Create: How important is social media to your professional success?

MM: It was key for building my brand. Most of my customers find me through Instagram or by word of mouth.

Social media is great because people like to engage. I like having a chat, answering questions and giving advice. People like seeing the face behind the brand and want to get to know them. You can develop deep connections. It’s amazing to see how many people have followed my journey from the start, and it’s fun because we celebrate milestones together. I am part of my brand as well as my art.

Social media is important, but it’s not everything. The downside is that you can get distracted and lose focus. It’s so important to get out of the studio and make real-life connections and network and have a social life. For example, when I did live drawing at the Melbourne Racing Club a few years ago, the interaction was such a major part of it. People recommended me to other people and business flourished. The more live shows I do, the more my network expands. You need to put yourself out there. You develop real relationships as well as virtual ones.

The video of and stills from McGough drawing larger-than-life lips with just two Sharpies is a crowd-pleaser on her Instagram channel. Click the image to play the timelapse video.

Create: Drawing live at the Melbourne Racing Club and weddings, quitting your corporate job, drawing  lips in Sharpie without a pencil outline to follow—they all take bravery. Have you always been a risk taker?

MM: I’ve never thought of myself as a risk taker, but I guess I am! I like to challenge the norm of what a designer is and does. Being my boss has been an exhilarating and fulfilling experience. I like making my own rules and choosing my jobs, and being a positive influence on others is rewarding. Growing up, I had to move houses a lot, interstate and overseas, while supporting myself, so I’ve never really had a stable home or workroom. I guess that played a role in my risky/ambitious nature.

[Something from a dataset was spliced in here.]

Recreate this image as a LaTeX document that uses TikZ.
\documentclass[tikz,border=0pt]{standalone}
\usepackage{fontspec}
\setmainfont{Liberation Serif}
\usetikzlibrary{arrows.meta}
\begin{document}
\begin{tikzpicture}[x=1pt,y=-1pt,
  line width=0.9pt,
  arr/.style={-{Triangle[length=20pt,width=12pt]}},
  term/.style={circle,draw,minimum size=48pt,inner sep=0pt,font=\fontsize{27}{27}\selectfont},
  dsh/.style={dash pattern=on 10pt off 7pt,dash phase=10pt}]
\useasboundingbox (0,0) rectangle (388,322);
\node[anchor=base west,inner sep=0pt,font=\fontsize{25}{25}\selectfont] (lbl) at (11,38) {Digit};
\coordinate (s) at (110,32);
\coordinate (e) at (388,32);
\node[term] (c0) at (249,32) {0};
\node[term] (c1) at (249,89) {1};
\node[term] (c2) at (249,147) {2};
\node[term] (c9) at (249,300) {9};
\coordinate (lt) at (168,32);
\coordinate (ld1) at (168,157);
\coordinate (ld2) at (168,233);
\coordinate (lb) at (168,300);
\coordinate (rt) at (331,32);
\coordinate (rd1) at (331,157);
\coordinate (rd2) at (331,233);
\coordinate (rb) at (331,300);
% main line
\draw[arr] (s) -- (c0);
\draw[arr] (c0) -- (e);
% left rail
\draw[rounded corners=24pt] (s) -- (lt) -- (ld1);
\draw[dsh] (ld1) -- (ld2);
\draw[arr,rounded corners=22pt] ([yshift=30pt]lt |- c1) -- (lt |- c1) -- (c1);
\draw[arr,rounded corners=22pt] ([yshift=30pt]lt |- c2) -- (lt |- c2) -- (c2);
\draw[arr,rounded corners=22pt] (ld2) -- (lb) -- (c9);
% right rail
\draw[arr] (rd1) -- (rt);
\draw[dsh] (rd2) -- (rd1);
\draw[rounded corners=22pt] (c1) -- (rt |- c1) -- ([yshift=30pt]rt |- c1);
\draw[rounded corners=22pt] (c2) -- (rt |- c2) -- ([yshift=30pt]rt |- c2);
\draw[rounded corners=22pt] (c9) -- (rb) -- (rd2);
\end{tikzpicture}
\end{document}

Create: Some of your work has a different feel than your finely detailed portraits. Tell me about those pieces.

MM:  Yes, you're right, that’s more me coming through rather than what I’ve been asked to do.

I feel like my corporate job and illustration requests made me a perfectionist because you’re trying to please someone else. All my professional work to date has been highly detailed.

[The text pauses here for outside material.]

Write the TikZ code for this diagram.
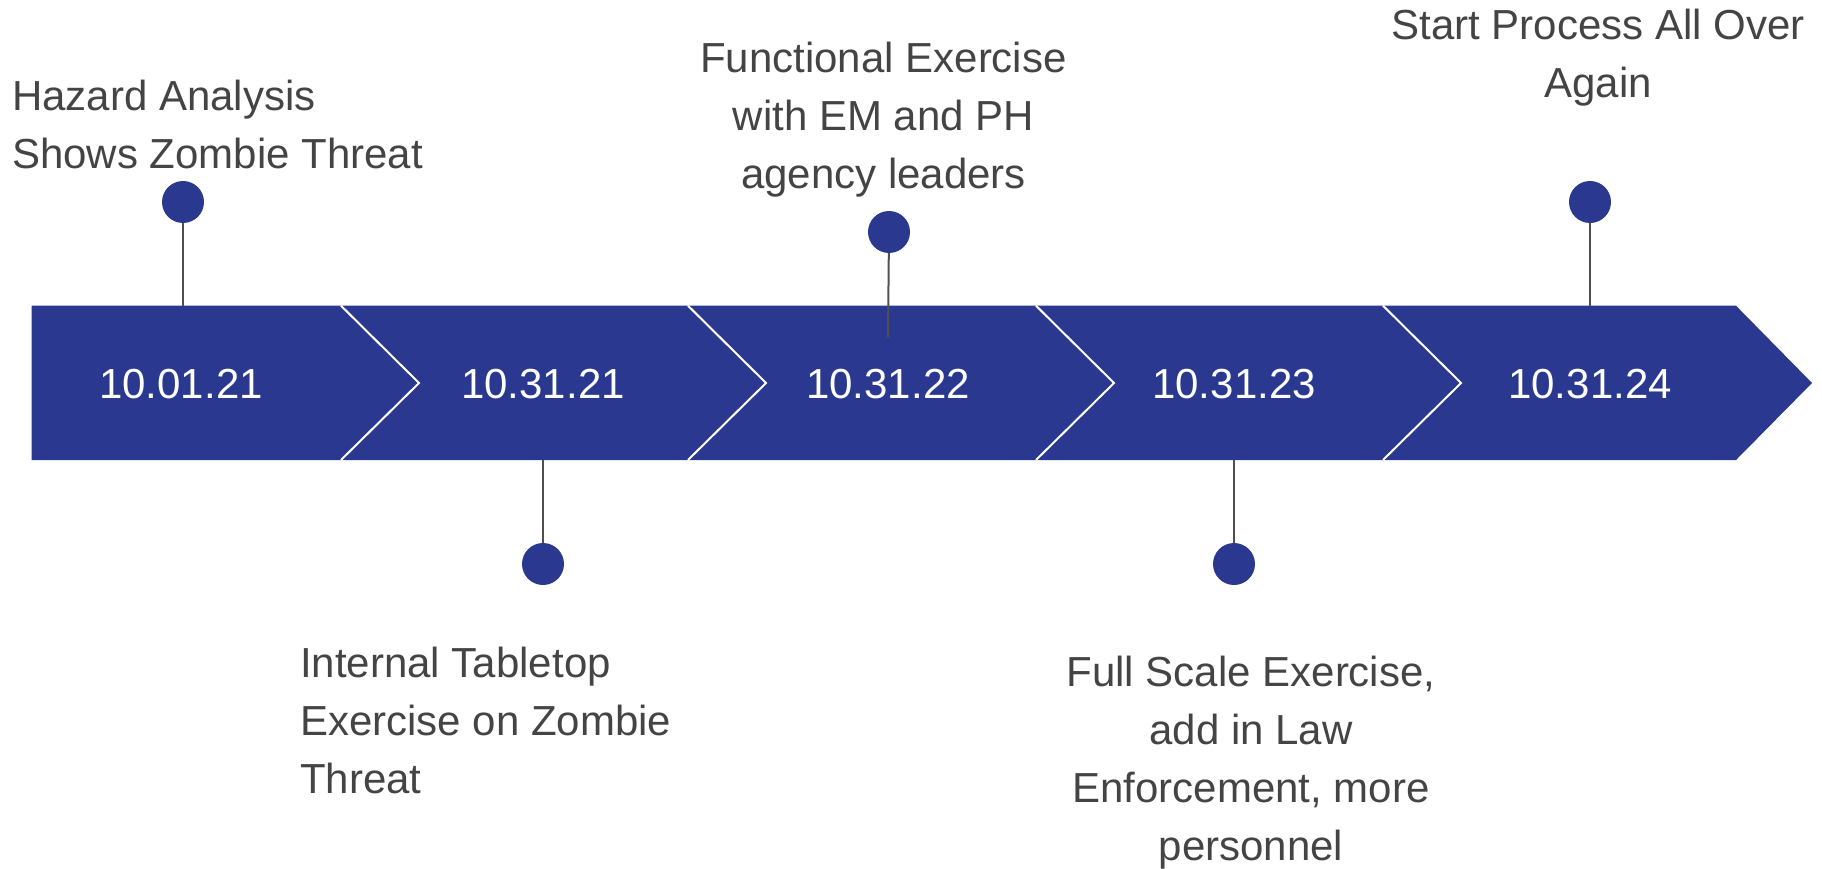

“Brush Strokes” (also known as "Atelophobia") and “I am Art” are two that were more personal to me.

"Brush Strokes" (left) and McGough in front of "I Am Art" (right).

"Brush Strokes" was an impulse creation that was me breaking free from being a perfectionist. I was going though a crucial time in my life with lots of changes. It was something I had to make for myself and I’d love to create more like that.

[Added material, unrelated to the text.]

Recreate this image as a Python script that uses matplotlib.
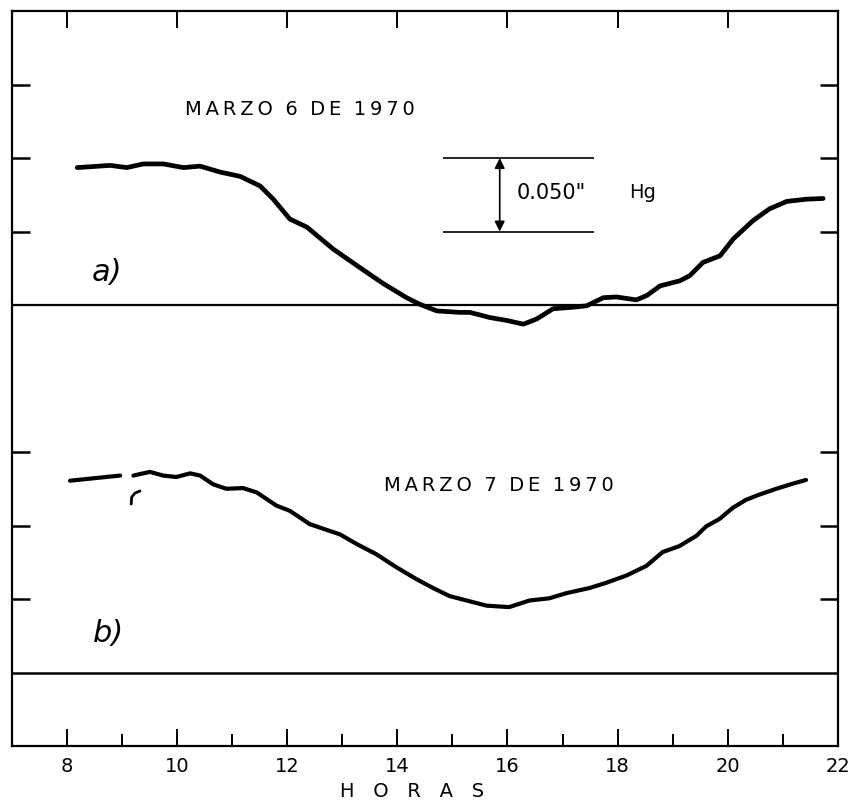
import matplotlib
matplotlib.use("Agg")
import matplotlib.pyplot as plt
from matplotlib.ticker import FixedLocator, NullFormatter

# ---- data (pressure deviation from each panel's baseline, inches Hg) ----
hours_a = [8.19, 8.79, 9.09, 9.39, 9.75, 10.12, 10.42, 10.78, 11.15, 11.51,
           11.75, 12.05, 12.36, 12.84, 13.32, 13.75, 14.17, 14.41, 14.72, 15.14,
           15.32, 15.68, 15.99, 16.29, 16.53, 16.83, 17.19, 17.44, 17.74, 17.98,
           18.34, 18.53, 18.77, 19.13, 19.31, 19.55, 19.86, 20.10, 20.46, 20.76,
           21.07, 21.43, 21.73]
dev_a = [0.0935, 0.095, 0.0935, 0.096, 0.096, 0.0935, 0.0945, 0.0905, 0.0875, 0.081,
         0.072, 0.0585, 0.053, 0.038, 0.0255, 0.0145, 0.005, 0.0005, -0.004, -0.005,
         -0.005, -0.0085, -0.0105, -0.013, -0.0095, -0.0025, -0.0015, -0.0005, 0.005, 0.0055,
         0.0035, 0.0065, 0.013, 0.0165, 0.020, 0.029, 0.0335, 0.045, 0.0575, 0.0655,
         0.0705, 0.072, 0.0725]

hours_b_start = [8.06, 8.97]
dev_b_start = [0.1305, 0.134]

hours_b = [9.21, 9.51, 9.75, 9.99, 10.24, 10.42, 10.66, 10.90, 11.20, 11.45,
           11.81, 12.05, 12.41, 12.72, 12.96, 13.26, 13.62, 13.99, 14.35, 14.65,
           14.95, 15.26, 15.62, 16.03, 16.40, 16.76, 17.07, 17.49, 17.79, 18.16,
           18.52, 18.82, 19.12, 19.43, 19.61, 19.85, 20.09, 20.33, 20.57, 20.88,
           21.18, 21.42]
dev_b = [0.134, 0.1365, 0.134, 0.133, 0.1355, 0.134, 0.128, 0.125, 0.1255, 0.1225,
         0.1135, 0.110, 0.101, 0.097, 0.094, 0.0875, 0.0805, 0.0715, 0.0635, 0.0575,
         0.052, 0.049, 0.0455, 0.0445, 0.049, 0.0505, 0.054, 0.0575, 0.061, 0.066,
         0.0725, 0.082, 0.086, 0.093, 0.0995, 0.1045, 0.112, 0.1175, 0.121, 0.125,
         0.1285, 0.131]

hook_hours = [9.33, 9.24, 9.18, 9.17]
hook_dev = [0.1235, 0.1221, 0.1194, 0.1146]

x_major = [8, 10, 12, 14, 16, 18, 20, 22]
x_minor = [9, 11, 13, 15, 17, 19, 21]
x_labels = ["8", "10", "12", "14", "16", "18", "20", "22"]
y_ticks = [0.10, 0.15, 0.20, 0.35, 0.40, 0.45]

base_a = 0.30
base_b = 0.05
scale_bar = 0.050

title_a = "MARZO 6 DE 1970"
title_b = "MARZO 7 DE 1970"
xlabel = "H   O   R   A   S"


def spaced(s):
    # letter spacing with thin spaces inside words
    return "  ".join("\u2009".join(w) for w in s.split(" "))


# ---- figure ----
fig = plt.figure(figsize=(8.49, 8.03), dpi=100)
ax = fig.add_axes([0.0137, 0.0697, 0.9733, 0.9153])
ax.set_xlim(7, 22)
ax.set_ylim(0, 0.5)

for s in ax.spines.values():
    s.set_linewidth(1.6)

ax.axhline(base_a, color="black", lw=1.6)
ax.axhline(base_b, color="black", lw=1.8)

ax.plot(hours_a, [base_a + v for v in dev_a], color="black", lw=3.4,
        solid_capstyle="round", solid_joinstyle="round")
ax.plot(hours_b_start, [base_b + v for v in dev_b_start], color="black", lw=3.0,
        solid_capstyle="round")
ax.plot(hours_b, [base_b + v for v in dev_b], color="black", lw=3.0,
        solid_capstyle="round", solid_joinstyle="round")
ax.plot(hook_hours, [base_b + v for v in hook_dev], color="black", lw=2.0,
        solid_capstyle="round", solid_joinstyle="round")

# ticks
ax.xaxis.set_major_locator(FixedLocator(x_major))
ax.xaxis.set_minor_locator(FixedLocator(x_minor))
ax.set_xticklabels(x_labels)
ax.yaxis.set_major_locator(FixedLocator(y_ticks))
ax.yaxis.set_major_formatter(NullFormatter())
ax.tick_params(axis="x", which="major", direction="in", length=12, width=1.4,
               top=True, bottom=True, labelsize=14, pad=7)
ax.tick_params(axis="x", which="minor", direction="in", length=8.5, width=1.4,
               top=False, bottom=True)
ax.tick_params(axis="y", which="major", direction="in", length=13, width=1.8,
               left=True, right=True)

# scale bar
ax.hlines([base_a + 2 * scale_bar, base_a + scale_bar], 14.83, 17.58,
          color="black", lw=1.2)
ax.annotate("", xy=(15.86, base_a + 2 * scale_bar), xytext=(15.86, base_a + scale_bar),
            arrowprops=dict(arrowstyle="<|-|>", lw=1.2, color="black",
                            mutation_scale=15, shrinkA=0, shrinkB=0))
ax.text(16.16, base_a + 1.54 * scale_bar, '0.050"', fontsize=15, ha="left", va="center")
ax.text(18.21, base_a + 1.54 * scale_bar, "Hg", fontsize=14, ha="left", va="center")

# titles and panel letters
ax.text(12.23, 0.4335, spaced(title_a), fontsize=14, ha="center", va="center")
ax.text(15.84, 0.178, spaced(title_b), fontsize=14, ha="center", va="center")
ax.text(8.73, 0.3225, "a)", fontsize=22, style="italic", ha="center", va="center")
ax.text(8.75, 0.077, "b)", fontsize=22, style="italic", ha="center", va="center")

fig.text(412 / 849, 1 - 792 / 803, xlabel, fontsize=14, ha="center", va="center")

fig.savefig("out.png", dpi=100)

"I Am Art" was an installation I created it for the Creative Hub Co. The intention was to be interactive and emotive. It was an expression of beauty and identity, to make us all reflect and celebrate ourselves. Everyone is art—unique, original, and most importantly, a work in progress.

It was based off my Rihanna artwork, but I wanted people to connect on a deeper level. I sprayed and dripped paint out of the paper, which ran down the gold frame onto the wall to create a feeling of discomfort. When people look at a celebrity, they think that person has it all—beauty, fame, money—but not everyone’s life is perfect. This artwork is messy, and so is life. There was an empty frame set up next to artwork and people took photos of themselves inside it. It was shared around social media with the hashtag #IAMART. People really got involved and it was amazing to see. Art should always make an impact.